Review: For those lamenting the dearth in local content, especially in the animated cartoon genre, a milestone occurs today. The first locally written and produced feature-length cartoon begins screening.

Drukten – The Dragon’s Treasure tells the story of four friends: a wise-cracking monkey always looking to grab a bite, a courageous elephant, an academically-gifted rabbit, and a gentle and compassionate bird.

The four of them attend a school located under a giant oak tree. It is all fun and games until one day, the leaves on the oak tree begin falling unexpectedly. The school’s gardener, the dragon Drukten, reveals to the horror of the four friends that it is dying. Drukten explains this is because the tree is nourished by the positive energy around it but that a demoness has been spreading hate and fear across the land, and as a result, causing it to weaken.

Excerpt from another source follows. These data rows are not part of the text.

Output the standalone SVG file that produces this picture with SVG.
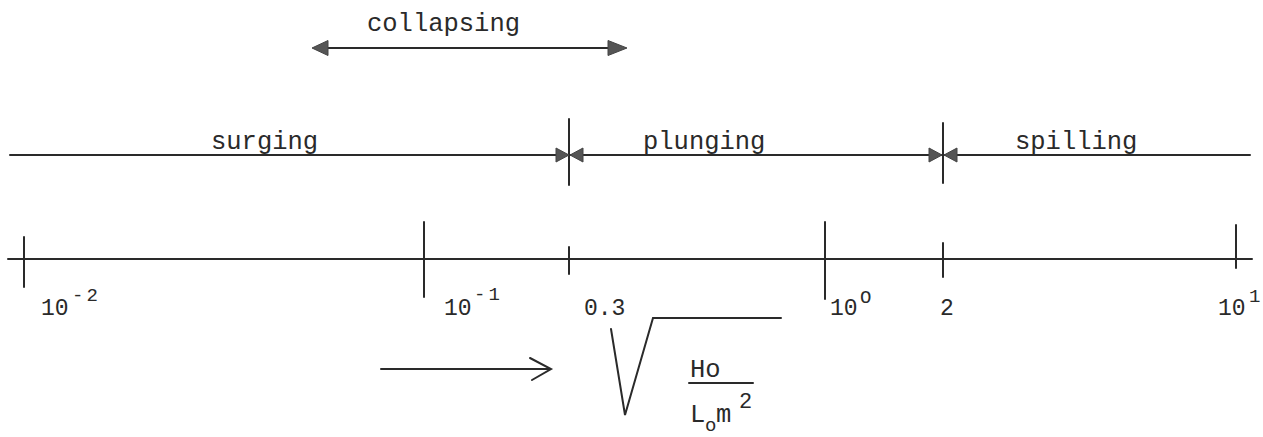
<svg xmlns="http://www.w3.org/2000/svg" width="1263" height="437" viewBox="0 0 1263 437">
<style>
.ln{stroke:#2a2a2a;stroke-width:2;fill:none;stroke-linecap:round}
.tw{font-family:"Liberation Mono","DejaVu Sans Mono",monospace;font-size:25.5px;fill:#2a2a2a}
.nm{font-family:"Liberation Mono","DejaVu Sans Mono",monospace;font-size:23px;fill:#2a2a2a}
.sup{font-family:"Liberation Mono","DejaVu Sans Mono",monospace;font-size:19px;letter-spacing:3px;fill:#2a2a2a}
.head{fill:#555;stroke:#444;stroke-width:1}
</style>
<rect width="1263" height="437" fill="#ffffff"/>
<g id="connectors">
  <line class="ln" x1="10" y1="155" x2="1250" y2="155"/>
  <line class="ln" x1="569" y1="119" x2="569" y2="185"/>
  <line class="ln" x1="943" y1="123" x2="943" y2="183"/>
  <path class="head" d="M556,148 L569,155 L556,162 Z"/>
  <path class="head" d="M583,148 L570,155 L583,162 Z"/>
  <path class="head" d="M929,148 L942,155 L929,162 Z"/>
  <path class="head" d="M957,148 L944,155 L957,162 Z"/>
  <line class="ln" x1="326" y1="48" x2="610" y2="48"/>
  <path class="head" d="M328,40.5 L312,48 L328,55.5 Z"/>
  <path class="head" d="M608,40.5 L627,48 L608,55.5 Z"/>
  <line class="ln" x1="8" y1="259" x2="1252" y2="259"/>
  <line class="ln" x1="381" y1="369" x2="550" y2="369"/>
  <polyline class="ln" points="530,358 551,369 532,380"/>
</g>
<g id="collapsing"><text class="tw" x="367" y="31">collapsing</text></g>
<g id="surging"><text class="tw" x="211" y="149">surging</text></g>
<g id="plunging"><text class="tw" x="643" y="149">plunging</text></g>
<g id="spilling"><text class="tw" x="1015" y="149">spilling</text></g>
<g id="tick-1e-2">
  <line class="ln" x1="24" y1="237" x2="24" y2="287"/>
  <text class="nm" x="41" y="315">10</text><text class="sup" x="72" y="301">-2</text>
</g>
<g id="tick-1e-1">
  <line class="ln" x1="424" y1="222" x2="424" y2="297"/>
  <text class="nm" x="444" y="315">10</text><text class="sup" x="474" y="300">-1</text>
</g>
<g id="tick-0.3">
  <line class="ln" x1="569" y1="247" x2="569" y2="274"/>
  <text class="nm" x="584" y="315">0.3</text>
</g>
<g id="tick-1e0">
  <line class="ln" x1="825" y1="222" x2="825" y2="299"/>
  <text class="nm" x="830" y="315">10</text><text class="sup" x="860" y="303">O</text>
</g>
<g id="tick-2">
  <line class="ln" x1="943" y1="243" x2="943" y2="277"/>
  <text class="nm" x="940" y="315">2</text>
</g>
<g id="tick-1e1">
  <line class="ln" x1="1236" y1="225" x2="1236" y2="268"/>
  <text class="nm" x="1218" y="315">10</text><text class="sup" x="1249" y="302">1</text>
</g>
<g id="formula">
  <polyline class="ln" points="611,329 625,415 653,318 781,318"/>
  <text class="tw" x="690" y="377">Ho</text>
  <line class="ln" x1="689" y1="383" x2="753" y2="383"/>
  <text class="tw" x="690" y="422">L</text>
  <text class="tw" x="705" y="431" style="font-size:19px">o</text>
  <text class="tw" x="716" y="422">m</text>
  <text class="tw" x="739" y="408" style="font-size:22px">2</text>
</g>
</svg>
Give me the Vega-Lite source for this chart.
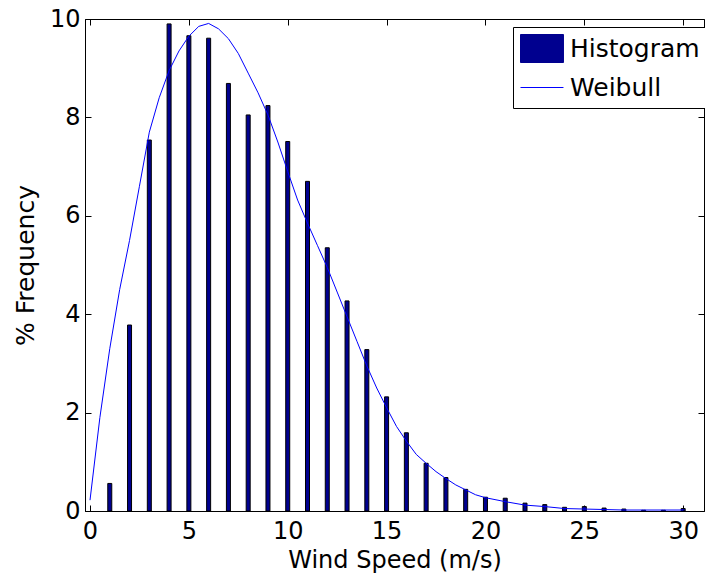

But they can save it by undertaking a mission to find four treasures hidden across the country.


The four friends agree to set off on the treasure hunt to save the tree and the adventure begins.

The characters are based on the popular Bhutanese folktale of the “Four Harmonious Friends” (Thuenpa Puenzi), and the story line is deeper than simply a treasure hunt. The treasures once found are simple but essential ingredients that lead to happiness such as compassion and empathy.

For anyone concerned with the advertisements and violence-laden content on TV and the internet that children are exposed to today, Drukten is a welcome alternative.

The driving force behind the cartoon was to create an original, authentic and Bhutanese alternative to the many foreign cartoons available in the country, according to co-writer and co-producer Rabsel Dorji.

Given that this is the first production for local co-writers Rabsel Dorji and Nawang Euden, there are areas that can be improved upon. The dialogue during certain portions may have been a little too mature for young audiences.

The cartoon is also primarily in English, an idea, which some may disagree with. However, Rabsel Dorji said that a Dzongkha version will be out shortly. “With English being the language of instruction in our education system, we believe that everyone will be able to enjoy the movie and its themes of friendship and unity,” he said. “In a way, the story of Drukten is also the story of Bhutan, so we wanted to make sure that people outside Bhutan could understand it too.”

The animation in the cartoon sets a benchmark for local animators. A high level has been set and we can only expect it to improve and get more sophisticated.

Drukten took over 16 months to produce. “This is quite long because we decided to invest the entire process in-country rather than finding cheaper, faster alternatives in India,” Rabsel Dorji said. “The animation industry is still at a nascent stage, so, many challenges we faced were related to developing a 2D animation film for the first time in Bhutan,” he added. “It is a big risk financially also because we have invested almost twice the cost of what a standard Bhutanese film costs, and taken so much time to do it properly as well.”

The good news is that the co-producers plan to keep creating more local cartoons. “There are no shortage of wonderful Bhutanese folktales that can be adapted into animation, and we are already planning our next film,” Rabsel Dorji said.

Drukten screens at the Trowa theatre every weekend.